_Your goal_
Skip all pictures. Write out the data below from its first line through the line that contains "west)+(-16,#2)$) -- ($(#3.north".

_Given material_
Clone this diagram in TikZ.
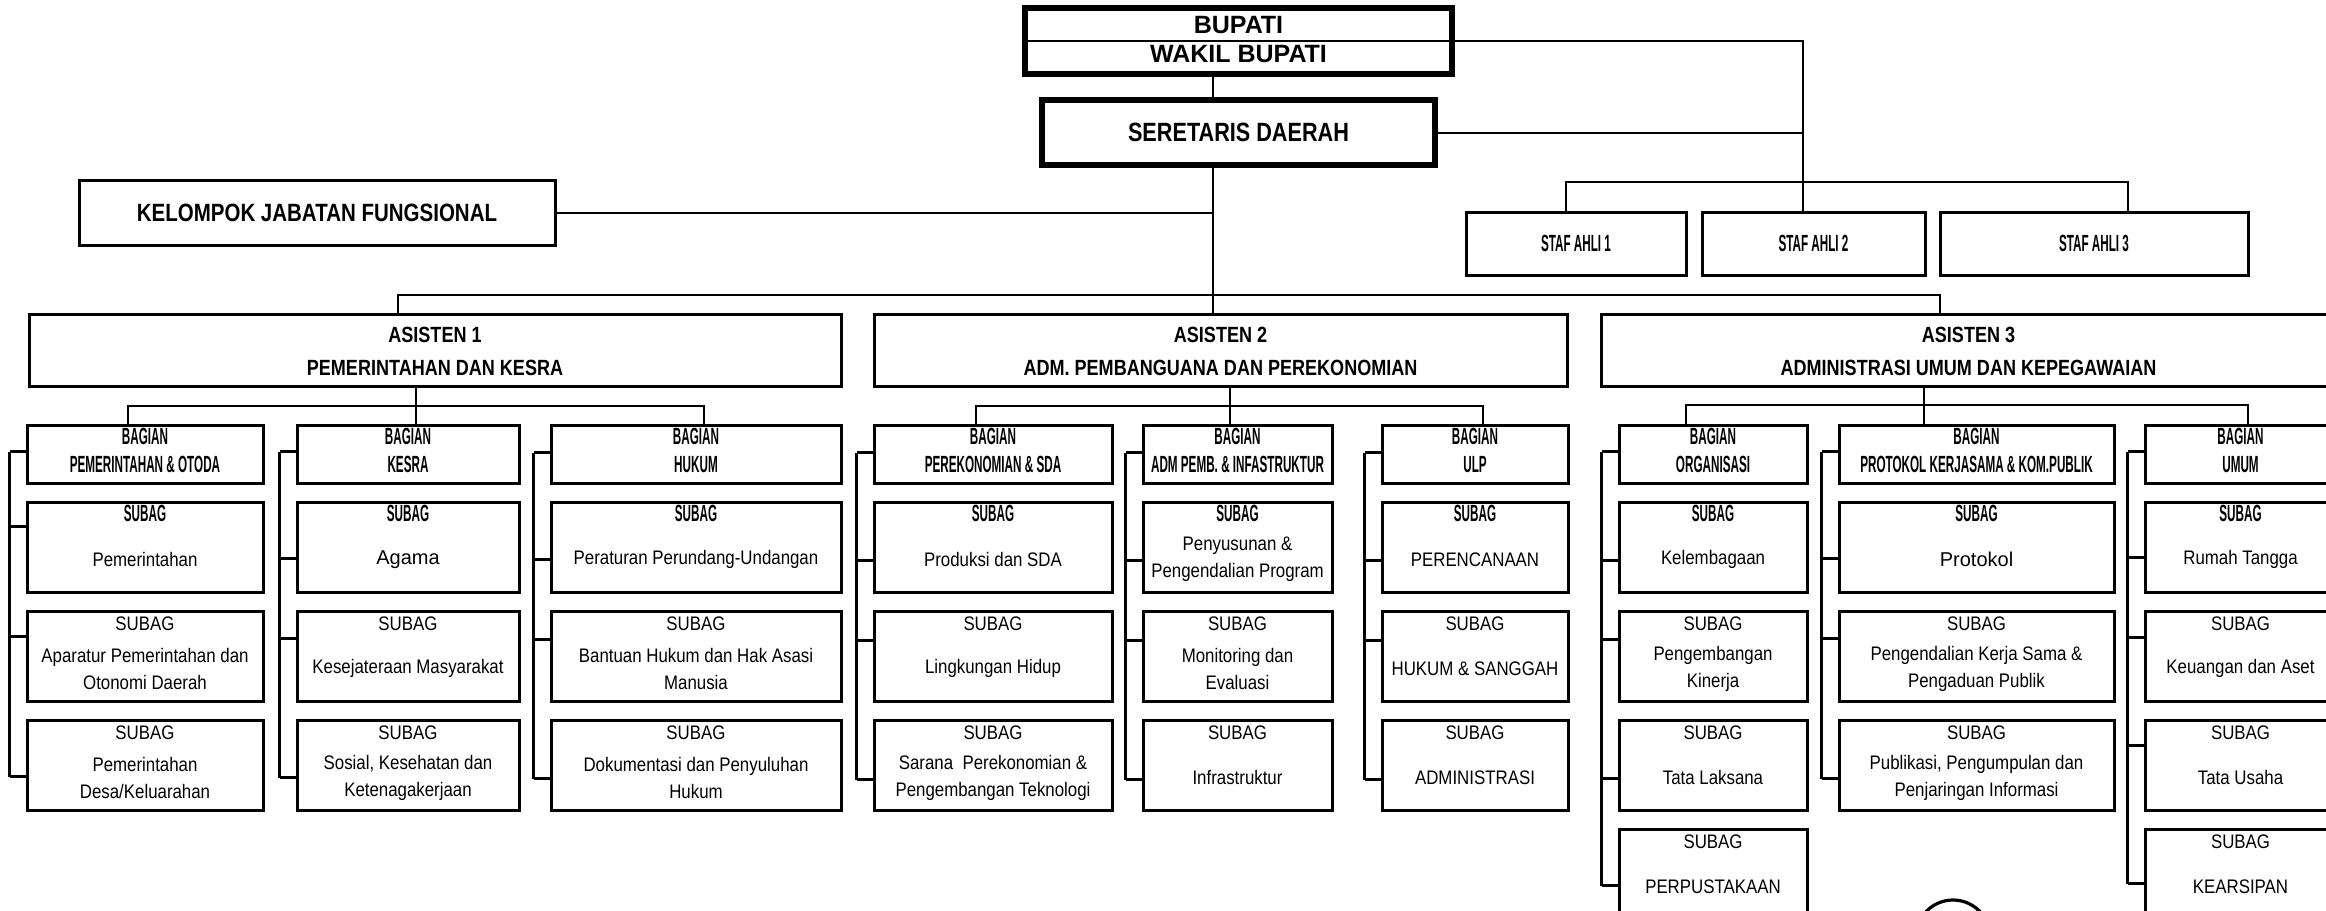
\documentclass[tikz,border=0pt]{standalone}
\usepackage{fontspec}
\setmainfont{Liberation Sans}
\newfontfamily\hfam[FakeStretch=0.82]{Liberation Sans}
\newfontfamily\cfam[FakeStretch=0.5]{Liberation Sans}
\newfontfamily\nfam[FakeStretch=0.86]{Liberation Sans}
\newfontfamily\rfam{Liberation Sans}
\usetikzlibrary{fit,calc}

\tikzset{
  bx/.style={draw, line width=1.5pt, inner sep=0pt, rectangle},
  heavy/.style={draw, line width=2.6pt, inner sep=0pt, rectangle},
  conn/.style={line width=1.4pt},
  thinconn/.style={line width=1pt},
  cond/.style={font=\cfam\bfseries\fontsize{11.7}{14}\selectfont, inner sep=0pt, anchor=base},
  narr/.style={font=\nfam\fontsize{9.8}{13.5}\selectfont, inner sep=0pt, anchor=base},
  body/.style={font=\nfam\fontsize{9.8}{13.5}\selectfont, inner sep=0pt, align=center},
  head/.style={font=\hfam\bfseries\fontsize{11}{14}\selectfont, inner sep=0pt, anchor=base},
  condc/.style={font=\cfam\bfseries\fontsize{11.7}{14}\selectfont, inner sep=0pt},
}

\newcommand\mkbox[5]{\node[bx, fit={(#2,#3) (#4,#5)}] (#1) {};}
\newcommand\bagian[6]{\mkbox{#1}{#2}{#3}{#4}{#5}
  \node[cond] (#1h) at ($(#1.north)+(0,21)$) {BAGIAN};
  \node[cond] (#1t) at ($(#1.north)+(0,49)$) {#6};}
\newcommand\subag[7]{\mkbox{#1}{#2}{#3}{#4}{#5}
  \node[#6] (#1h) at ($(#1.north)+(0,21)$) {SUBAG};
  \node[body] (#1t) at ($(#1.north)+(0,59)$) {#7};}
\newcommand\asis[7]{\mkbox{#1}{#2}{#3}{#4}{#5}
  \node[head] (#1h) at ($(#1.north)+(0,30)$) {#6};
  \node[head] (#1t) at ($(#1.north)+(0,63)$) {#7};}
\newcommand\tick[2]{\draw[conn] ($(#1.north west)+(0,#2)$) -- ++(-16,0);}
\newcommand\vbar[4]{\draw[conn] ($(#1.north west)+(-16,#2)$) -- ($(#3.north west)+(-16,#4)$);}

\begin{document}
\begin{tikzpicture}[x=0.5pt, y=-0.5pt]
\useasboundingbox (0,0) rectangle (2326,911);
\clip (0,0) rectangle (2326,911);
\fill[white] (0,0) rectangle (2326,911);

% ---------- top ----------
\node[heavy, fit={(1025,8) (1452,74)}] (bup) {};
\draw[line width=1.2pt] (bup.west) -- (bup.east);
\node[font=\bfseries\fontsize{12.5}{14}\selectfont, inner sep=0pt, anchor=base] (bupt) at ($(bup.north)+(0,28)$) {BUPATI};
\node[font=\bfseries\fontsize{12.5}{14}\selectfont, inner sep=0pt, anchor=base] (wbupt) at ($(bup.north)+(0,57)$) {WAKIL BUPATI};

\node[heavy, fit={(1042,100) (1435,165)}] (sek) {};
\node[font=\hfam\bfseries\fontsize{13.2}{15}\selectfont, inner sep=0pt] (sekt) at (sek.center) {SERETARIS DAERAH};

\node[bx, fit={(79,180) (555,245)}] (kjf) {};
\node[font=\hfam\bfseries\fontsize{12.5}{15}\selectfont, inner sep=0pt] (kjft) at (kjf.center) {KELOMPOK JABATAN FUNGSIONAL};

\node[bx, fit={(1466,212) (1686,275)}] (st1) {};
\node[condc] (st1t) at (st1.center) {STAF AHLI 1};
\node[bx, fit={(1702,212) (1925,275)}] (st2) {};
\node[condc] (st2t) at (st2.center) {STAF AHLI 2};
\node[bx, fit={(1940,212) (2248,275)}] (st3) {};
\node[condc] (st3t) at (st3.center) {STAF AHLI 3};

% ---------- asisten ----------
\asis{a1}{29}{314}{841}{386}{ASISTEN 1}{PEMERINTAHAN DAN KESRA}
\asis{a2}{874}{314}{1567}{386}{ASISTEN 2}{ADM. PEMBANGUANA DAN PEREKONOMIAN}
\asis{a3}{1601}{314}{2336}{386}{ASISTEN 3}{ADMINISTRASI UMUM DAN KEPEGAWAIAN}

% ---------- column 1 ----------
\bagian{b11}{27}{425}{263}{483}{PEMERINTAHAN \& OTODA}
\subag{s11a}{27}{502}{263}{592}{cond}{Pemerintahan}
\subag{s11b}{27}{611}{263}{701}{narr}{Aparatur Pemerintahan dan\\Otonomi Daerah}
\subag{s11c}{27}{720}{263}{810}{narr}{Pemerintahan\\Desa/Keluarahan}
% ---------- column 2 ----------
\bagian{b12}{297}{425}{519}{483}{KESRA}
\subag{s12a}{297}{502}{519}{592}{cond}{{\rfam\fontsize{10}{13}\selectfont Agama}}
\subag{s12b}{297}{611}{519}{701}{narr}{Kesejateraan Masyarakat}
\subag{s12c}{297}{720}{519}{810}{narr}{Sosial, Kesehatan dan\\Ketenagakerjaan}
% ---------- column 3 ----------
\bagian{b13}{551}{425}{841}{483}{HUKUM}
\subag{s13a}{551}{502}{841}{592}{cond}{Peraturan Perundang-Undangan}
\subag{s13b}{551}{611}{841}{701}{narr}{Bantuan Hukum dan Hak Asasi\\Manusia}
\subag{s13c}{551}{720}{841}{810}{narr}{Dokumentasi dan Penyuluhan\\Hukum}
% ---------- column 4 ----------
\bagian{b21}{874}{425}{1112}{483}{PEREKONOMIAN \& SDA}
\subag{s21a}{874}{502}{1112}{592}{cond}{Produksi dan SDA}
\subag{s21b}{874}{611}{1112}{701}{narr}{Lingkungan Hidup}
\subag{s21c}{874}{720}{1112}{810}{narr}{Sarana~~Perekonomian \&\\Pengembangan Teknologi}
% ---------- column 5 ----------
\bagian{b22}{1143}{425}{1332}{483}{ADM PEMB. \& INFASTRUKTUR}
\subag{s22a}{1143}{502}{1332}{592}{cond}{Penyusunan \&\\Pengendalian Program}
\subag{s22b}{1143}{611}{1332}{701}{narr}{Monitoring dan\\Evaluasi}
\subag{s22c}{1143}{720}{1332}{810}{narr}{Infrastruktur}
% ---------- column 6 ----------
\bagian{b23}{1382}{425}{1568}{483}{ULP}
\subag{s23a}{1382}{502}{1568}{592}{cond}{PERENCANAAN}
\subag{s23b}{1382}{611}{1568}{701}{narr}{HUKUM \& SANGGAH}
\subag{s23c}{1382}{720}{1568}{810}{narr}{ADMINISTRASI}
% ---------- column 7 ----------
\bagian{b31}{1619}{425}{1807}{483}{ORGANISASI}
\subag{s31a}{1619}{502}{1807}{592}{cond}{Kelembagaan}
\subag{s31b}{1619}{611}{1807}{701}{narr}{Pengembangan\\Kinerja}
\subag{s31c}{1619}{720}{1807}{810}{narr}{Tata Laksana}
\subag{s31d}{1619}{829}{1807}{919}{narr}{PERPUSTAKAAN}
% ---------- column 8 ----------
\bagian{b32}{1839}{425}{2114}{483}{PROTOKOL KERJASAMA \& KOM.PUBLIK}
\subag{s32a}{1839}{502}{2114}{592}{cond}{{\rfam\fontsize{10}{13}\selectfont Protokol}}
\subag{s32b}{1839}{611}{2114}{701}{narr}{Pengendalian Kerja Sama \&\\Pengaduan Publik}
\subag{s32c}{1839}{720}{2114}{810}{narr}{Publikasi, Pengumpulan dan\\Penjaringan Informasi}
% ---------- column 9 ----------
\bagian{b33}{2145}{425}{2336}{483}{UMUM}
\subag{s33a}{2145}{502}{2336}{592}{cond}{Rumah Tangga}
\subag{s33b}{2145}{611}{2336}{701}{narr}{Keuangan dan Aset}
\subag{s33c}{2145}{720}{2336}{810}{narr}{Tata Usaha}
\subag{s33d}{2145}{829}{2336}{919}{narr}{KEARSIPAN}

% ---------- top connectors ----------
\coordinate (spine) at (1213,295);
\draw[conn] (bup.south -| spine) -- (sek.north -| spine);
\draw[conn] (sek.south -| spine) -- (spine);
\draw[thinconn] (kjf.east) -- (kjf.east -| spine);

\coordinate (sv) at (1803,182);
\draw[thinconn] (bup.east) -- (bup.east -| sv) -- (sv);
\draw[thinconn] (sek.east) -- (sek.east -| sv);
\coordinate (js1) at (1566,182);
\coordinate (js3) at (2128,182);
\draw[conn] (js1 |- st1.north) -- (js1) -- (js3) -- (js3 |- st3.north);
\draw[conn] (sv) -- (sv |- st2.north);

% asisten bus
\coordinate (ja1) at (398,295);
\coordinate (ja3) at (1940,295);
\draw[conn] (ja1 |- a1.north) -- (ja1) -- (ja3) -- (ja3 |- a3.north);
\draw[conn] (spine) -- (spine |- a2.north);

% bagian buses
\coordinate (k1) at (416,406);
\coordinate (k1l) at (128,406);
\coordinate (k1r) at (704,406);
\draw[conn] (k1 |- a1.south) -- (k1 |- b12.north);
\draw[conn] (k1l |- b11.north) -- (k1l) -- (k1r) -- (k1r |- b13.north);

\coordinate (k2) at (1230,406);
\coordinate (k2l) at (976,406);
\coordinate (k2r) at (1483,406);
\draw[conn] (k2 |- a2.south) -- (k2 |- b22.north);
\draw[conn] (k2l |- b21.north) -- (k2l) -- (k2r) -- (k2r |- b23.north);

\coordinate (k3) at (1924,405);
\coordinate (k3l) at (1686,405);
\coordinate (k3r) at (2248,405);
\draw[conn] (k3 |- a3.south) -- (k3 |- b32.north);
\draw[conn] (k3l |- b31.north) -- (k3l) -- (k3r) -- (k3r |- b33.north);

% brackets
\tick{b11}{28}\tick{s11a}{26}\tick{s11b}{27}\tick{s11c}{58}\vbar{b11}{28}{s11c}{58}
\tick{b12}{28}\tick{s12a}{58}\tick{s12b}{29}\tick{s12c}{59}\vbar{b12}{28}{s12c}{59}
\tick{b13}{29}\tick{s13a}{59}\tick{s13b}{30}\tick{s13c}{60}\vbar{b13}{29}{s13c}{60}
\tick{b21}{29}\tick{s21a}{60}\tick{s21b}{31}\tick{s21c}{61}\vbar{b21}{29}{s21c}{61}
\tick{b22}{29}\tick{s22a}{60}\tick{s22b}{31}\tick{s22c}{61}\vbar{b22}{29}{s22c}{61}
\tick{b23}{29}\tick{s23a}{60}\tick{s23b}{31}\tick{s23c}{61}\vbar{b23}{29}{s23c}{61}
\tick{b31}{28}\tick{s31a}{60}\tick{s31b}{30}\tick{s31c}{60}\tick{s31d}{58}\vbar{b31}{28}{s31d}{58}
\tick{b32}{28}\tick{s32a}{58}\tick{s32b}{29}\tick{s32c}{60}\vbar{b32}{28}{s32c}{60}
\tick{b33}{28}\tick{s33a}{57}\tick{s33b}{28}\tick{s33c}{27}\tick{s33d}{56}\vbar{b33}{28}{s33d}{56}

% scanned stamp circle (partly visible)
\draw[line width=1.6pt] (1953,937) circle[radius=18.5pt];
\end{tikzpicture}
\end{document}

_Finished answer_
Clone this diagram in TikZ.
\documentclass[tikz,border=0pt]{standalone}
\usepackage{fontspec}
\setmainfont{Liberation Sans}
\newfontfamily\hfam[FakeStretch=0.82]{Liberation Sans}
\newfontfamily\cfam[FakeStretch=0.5]{Liberation Sans}
\newfontfamily\nfam[FakeStretch=0.86]{Liberation Sans}
\newfontfamily\rfam{Liberation Sans}
\usetikzlibrary{fit,calc}

\tikzset{
  bx/.style={draw, line width=1.5pt, inner sep=0pt, rectangle},
  heavy/.style={draw, line width=2.6pt, inner sep=0pt, rectangle},
  conn/.style={line width=1.4pt},
  thinconn/.style={line width=1pt},
  cond/.style={font=\cfam\bfseries\fontsize{11.7}{14}\selectfont, inner sep=0pt, anchor=base},
  narr/.style={font=\nfam\fontsize{9.8}{13.5}\selectfont, inner sep=0pt, anchor=base},
  body/.style={font=\nfam\fontsize{9.8}{13.5}\selectfont, inner sep=0pt, align=center},
  head/.style={font=\hfam\bfseries\fontsize{11}{14}\selectfont, inner sep=0pt, anchor=base},
  condc/.style={font=\cfam\bfseries\fontsize{11.7}{14}\selectfont, inner sep=0pt},
}

\newcommand\mkbox[5]{\node[bx, fit={(#2,#3) (#4,#5)}] (#1) {};}
\newcommand\bagian[6]{\mkbox{#1}{#2}{#3}{#4}{#5}
  \node[cond] (#1h) at ($(#1.north)+(0,21)$) {BAGIAN};
  \node[cond] (#1t) at ($(#1.north)+(0,49)$) {#6};}
\newcommand\subag[7]{\mkbox{#1}{#2}{#3}{#4}{#5}
  \node[#6] (#1h) at ($(#1.north)+(0,21)$) {SUBAG};
  \node[body] (#1t) at ($(#1.north)+(0,59)$) {#7};}
\newcommand\asis[7]{\mkbox{#1}{#2}{#3}{#4}{#5}
  \node[head] (#1h) at ($(#1.north)+(0,30)$) {#6};
  \node[head] (#1t) at ($(#1.north)+(0,63)$) {#7};}
\newcommand\tick[2]{\draw[conn] ($(#1.north west)+(0,#2)$) -- ++(-16,0);}
\newcommand\vbar[4]{\draw[conn] ($(#1.north west)+(-16,#2)$) -- ($(#3.north west)+(-16,#4)$);}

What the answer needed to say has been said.